**WHAT IS EXPECTED**
Extract every line below, verbatim.

**RECORDED DATA**
--- begin ---

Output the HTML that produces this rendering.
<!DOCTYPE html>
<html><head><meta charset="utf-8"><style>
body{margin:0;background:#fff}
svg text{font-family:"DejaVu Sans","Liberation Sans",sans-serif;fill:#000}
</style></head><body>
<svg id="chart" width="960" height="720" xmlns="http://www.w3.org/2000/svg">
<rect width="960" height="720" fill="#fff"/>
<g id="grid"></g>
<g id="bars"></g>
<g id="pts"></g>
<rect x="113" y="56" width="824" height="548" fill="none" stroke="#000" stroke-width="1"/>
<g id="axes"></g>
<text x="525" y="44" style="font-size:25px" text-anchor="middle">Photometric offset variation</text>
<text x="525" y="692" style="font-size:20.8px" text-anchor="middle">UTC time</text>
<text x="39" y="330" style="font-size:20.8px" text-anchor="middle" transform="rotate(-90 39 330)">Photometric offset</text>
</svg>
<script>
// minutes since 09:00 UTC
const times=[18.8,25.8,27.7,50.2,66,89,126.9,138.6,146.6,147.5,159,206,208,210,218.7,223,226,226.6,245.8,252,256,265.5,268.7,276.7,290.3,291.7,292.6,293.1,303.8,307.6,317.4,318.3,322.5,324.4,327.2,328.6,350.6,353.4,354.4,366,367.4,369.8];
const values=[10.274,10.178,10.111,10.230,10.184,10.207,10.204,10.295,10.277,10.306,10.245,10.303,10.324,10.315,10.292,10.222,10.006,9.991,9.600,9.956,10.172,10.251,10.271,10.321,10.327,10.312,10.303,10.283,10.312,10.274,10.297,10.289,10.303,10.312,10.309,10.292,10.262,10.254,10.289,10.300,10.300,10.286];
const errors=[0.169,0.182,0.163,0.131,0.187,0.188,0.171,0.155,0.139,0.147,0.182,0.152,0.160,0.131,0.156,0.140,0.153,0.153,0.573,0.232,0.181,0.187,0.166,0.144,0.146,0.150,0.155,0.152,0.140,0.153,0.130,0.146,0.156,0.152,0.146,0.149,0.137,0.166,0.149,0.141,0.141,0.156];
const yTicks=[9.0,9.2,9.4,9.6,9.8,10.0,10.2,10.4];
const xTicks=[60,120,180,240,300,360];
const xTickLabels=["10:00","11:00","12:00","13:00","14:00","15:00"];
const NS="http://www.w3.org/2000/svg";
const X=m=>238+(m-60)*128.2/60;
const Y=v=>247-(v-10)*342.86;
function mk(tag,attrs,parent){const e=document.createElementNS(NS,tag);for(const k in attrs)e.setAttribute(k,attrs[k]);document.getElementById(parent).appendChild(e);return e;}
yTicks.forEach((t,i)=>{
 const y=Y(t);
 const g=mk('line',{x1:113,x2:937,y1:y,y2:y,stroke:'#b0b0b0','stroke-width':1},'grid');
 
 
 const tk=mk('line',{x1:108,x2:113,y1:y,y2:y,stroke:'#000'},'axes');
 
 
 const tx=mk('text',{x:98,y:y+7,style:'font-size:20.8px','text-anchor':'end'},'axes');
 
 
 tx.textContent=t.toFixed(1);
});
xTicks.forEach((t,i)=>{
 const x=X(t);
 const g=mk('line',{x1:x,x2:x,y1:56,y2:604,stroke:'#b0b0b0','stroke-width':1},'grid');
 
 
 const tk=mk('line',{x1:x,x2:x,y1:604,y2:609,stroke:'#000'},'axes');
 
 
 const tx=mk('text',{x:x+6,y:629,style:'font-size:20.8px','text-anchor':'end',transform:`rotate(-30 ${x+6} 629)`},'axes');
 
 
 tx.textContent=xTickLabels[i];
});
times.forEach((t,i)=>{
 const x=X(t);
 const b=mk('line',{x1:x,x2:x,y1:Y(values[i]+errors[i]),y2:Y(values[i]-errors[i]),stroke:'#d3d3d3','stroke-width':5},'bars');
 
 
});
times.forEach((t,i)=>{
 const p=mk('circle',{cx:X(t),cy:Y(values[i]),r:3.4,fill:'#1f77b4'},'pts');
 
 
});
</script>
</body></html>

--- end ---

**RESULT FOR THIS TASK**
Output the HTML that produces this rendering.
<!DOCTYPE html>
<html><head><meta charset="utf-8"><style>
body{margin:0;background:#fff}
svg text{font-family:"DejaVu Sans","Liberation Sans",sans-serif;fill:#000}
</style></head><body>
<svg id="chart" width="960" height="720" xmlns="http://www.w3.org/2000/svg">
<rect width="960" height="720" fill="#fff"/>
<g id="grid"></g>
<g id="bars"></g>
<g id="pts"></g>
<rect x="113" y="56" width="824" height="548" fill="none" stroke="#000" stroke-width="1"/>
<g id="axes"></g>
<text x="525" y="44" style="font-size:25px" text-anchor="middle">Photometric offset variation</text>
<text x="525" y="692" style="font-size:20.8px" text-anchor="middle">UTC time</text>
<text x="39" y="330" style="font-size:20.8px" text-anchor="middle" transform="rotate(-90 39 330)">Photometric offset</text>
</svg>
<script>
// minutes since 09:00 UTC
const times=[18.8,25.8,27.7,50.2,66,89,126.9,138.6,146.6,147.5,159,206,208,210,218.7,223,226,226.6,245.8,252,256,265.5,268.7,276.7,290.3,291.7,292.6,293.1,303.8,307.6,317.4,318.3,322.5,324.4,327.2,328.6,350.6,353.4,354.4,366,367.4,369.8];
const values=[10.274,10.178,10.111,10.230,10.184,10.207,10.204,10.295,10.277,10.306,10.245,10.303,10.324,10.315,10.292,10.222,10.006,9.991,9.600,9.956,10.172,10.251,10.271,10.321,10.327,10.312,10.303,10.283,10.312,10.274,10.297,10.289,10.303,10.312,10.309,10.292,10.262,10.254,10.289,10.300,10.300,10.286];
const errors=[0.169,0.182,0.163,0.131,0.187,0.188,0.171,0.155,0.139,0.147,0.182,0.152,0.160,0.131,0.156,0.140,0.153,0.153,0.573,0.232,0.181,0.187,0.166,0.144,0.146,0.150,0.155,0.152,0.140,0.153,0.130,0.146,0.156,0.152,0.146,0.149,0.137,0.166,0.149,0.141,0.141,0.156];
const yTicks=[9.0,9.2,9.4,9.6,9.8,10.0,10.2,10.4];
const xTicks=[60,120,180,240,300,360];
const xTickLabels=["10:00","11:00","12:00","13:00","14:00","15:00"];
const NS="http://www.w3.org/2000/svg";
const X=m=>238+(m-60)*128.2/60;
const Y=v=>247-(v-10)*342.86;
function mk(tag,attrs,parent){const e=document.createElementNS(NS,tag);for(const k in attrs)e.setAttribute(k,attrs[k]);document.getElementById(parent).appendChild(e);return e;}
yTicks.forEach((t,i)=>{
 const y=Y(t);
 const g=mk('line',{x1:113,x2:937,y1:y,y2:y,stroke:'#b0b0b0','stroke-width':1},'grid');
 
 
 const tk=mk('line',{x1:108,x2:113,y1:y,y2:y,stroke:'#000'},'axes');
 
 
 const tx=mk('text',{x:98,y:y+7,style:'font-size:20.8px','text-anchor':'end'},'axes');
 
 
 tx.textContent=t.toFixed(1);
});
xTicks.forEach((t,i)=>{
 const x=X(t);
 const g=mk('line',{x1:x,x2:x,y1:56,y2:604,stroke:'#b0b0b0','stroke-width':1},'grid');
 
 
 const tk=mk('line',{x1:x,x2:x,y1:604,y2:609,stroke:'#000'},'axes');
 
 
 const tx=mk('text',{x:x+6,y:629,style:'font-size:20.8px','text-anchor':'end',transform:`rotate(-30 ${x+6} 629)`},'axes');
 
 
 tx.textContent=xTickLabels[i];
});
times.forEach((t,i)=>{
 const x=X(t);
 const b=mk('line',{x1:x,x2:x,y1:Y(values[i]+errors[i]),y2:Y(values[i]-errors[i]),stroke:'#d3d3d3','stroke-width':5},'bars');
 
 
});
times.forEach((t,i)=>{
 const p=mk('circle',{cx:X(t),cy:Y(values[i]),r:3.4,fill:'#1f77b4'},'pts');
 
 
});
</script>
</body></html>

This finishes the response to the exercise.